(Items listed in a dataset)
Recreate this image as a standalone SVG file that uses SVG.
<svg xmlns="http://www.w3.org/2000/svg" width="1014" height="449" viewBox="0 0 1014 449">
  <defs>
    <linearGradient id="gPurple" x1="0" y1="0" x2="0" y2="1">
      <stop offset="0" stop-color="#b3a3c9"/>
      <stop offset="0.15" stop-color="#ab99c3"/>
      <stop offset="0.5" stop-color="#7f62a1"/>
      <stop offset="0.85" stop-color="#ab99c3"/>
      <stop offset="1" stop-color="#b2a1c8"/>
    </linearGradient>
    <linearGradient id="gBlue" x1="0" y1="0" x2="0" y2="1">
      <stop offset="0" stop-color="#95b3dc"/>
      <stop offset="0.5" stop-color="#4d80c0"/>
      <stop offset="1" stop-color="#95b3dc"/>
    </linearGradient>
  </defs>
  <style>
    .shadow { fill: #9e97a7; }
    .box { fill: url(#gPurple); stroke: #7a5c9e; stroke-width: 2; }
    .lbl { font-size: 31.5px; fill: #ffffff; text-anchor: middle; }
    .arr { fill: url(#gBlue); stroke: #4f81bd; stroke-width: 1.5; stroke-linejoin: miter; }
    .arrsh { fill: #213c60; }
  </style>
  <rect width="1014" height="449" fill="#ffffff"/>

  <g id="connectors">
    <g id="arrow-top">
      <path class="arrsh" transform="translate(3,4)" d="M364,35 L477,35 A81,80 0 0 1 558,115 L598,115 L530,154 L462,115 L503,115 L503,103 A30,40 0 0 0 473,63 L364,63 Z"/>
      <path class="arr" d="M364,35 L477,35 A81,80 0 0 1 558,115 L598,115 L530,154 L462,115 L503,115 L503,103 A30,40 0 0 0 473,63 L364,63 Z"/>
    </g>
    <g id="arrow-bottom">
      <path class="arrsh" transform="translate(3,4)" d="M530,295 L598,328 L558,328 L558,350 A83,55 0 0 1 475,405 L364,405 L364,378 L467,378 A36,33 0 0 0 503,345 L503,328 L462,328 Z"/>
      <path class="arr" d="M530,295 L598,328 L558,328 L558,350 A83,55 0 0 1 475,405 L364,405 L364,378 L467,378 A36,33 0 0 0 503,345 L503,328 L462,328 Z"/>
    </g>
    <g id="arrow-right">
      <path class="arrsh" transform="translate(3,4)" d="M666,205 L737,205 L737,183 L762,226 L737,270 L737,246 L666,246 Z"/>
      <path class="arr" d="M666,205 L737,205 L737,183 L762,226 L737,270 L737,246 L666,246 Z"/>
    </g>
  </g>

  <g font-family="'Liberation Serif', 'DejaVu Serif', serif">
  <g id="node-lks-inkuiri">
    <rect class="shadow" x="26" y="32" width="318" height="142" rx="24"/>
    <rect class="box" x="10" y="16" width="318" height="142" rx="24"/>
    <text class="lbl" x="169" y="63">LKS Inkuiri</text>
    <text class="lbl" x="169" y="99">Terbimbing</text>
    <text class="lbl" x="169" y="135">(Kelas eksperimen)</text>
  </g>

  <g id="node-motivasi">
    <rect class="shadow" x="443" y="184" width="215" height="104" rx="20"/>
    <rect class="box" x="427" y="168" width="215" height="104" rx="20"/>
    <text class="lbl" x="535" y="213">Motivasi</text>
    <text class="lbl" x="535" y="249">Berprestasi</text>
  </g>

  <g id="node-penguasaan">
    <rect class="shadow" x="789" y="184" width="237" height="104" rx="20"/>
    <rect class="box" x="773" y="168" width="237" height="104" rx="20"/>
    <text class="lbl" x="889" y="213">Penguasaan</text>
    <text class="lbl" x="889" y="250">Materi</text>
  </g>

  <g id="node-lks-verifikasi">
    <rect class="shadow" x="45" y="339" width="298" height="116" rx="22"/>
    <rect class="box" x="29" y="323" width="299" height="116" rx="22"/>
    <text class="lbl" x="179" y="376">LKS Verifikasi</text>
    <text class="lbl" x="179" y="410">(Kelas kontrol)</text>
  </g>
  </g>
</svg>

--

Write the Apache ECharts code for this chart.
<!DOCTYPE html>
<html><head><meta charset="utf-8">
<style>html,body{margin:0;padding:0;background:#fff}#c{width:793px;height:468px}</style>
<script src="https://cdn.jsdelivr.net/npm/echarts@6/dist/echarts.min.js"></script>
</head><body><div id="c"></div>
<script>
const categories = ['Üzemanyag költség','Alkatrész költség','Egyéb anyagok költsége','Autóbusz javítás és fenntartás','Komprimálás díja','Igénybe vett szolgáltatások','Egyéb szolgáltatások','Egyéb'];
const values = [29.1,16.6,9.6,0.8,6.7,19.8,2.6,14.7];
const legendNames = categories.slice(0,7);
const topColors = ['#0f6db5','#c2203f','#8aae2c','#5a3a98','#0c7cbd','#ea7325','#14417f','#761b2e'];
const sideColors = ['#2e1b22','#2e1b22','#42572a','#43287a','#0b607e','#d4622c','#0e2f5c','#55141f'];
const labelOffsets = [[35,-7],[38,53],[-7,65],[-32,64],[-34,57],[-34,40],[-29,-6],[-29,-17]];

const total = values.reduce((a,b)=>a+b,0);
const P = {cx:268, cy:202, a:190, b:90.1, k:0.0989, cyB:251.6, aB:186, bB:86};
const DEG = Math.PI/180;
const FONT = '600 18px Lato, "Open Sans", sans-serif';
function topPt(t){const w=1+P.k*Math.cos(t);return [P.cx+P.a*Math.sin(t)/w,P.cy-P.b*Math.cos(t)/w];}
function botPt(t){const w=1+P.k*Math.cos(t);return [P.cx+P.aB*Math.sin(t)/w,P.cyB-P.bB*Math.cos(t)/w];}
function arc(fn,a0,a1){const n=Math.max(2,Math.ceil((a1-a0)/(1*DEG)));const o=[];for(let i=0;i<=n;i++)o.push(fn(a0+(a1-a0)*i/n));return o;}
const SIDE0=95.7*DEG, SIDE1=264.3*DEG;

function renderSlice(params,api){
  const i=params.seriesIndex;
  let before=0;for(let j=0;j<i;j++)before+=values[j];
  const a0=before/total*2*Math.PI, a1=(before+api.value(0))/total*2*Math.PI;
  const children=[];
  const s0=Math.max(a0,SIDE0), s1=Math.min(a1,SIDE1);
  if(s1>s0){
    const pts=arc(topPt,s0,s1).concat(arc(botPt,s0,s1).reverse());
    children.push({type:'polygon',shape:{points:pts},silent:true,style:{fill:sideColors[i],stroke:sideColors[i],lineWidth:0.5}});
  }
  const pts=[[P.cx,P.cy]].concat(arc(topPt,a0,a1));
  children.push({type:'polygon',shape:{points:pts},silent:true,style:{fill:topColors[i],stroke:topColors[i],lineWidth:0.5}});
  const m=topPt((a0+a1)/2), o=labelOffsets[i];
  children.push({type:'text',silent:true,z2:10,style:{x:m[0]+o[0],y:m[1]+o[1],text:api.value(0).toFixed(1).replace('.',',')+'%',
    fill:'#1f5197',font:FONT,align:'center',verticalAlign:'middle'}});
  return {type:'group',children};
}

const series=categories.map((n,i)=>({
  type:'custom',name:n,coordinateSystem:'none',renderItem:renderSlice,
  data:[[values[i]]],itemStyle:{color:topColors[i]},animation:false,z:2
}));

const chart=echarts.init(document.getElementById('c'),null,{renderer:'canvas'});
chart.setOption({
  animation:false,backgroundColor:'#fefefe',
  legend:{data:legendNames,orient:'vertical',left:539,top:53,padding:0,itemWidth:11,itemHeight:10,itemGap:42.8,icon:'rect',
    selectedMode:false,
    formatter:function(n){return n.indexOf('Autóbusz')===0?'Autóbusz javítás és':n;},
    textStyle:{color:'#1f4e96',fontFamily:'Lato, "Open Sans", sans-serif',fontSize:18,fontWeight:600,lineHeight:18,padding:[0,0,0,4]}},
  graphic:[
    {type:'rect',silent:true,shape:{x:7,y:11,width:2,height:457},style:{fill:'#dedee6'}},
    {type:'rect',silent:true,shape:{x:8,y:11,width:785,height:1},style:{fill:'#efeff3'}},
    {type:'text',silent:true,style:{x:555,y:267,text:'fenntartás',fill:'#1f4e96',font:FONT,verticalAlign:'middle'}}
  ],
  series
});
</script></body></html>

### Written exercise
Using the records above, gather all lines where the string "this" is present.

### Solution below
Recreate this image as a standalone SVG file that uses SVG.
Write the Apache ECharts code for this chart.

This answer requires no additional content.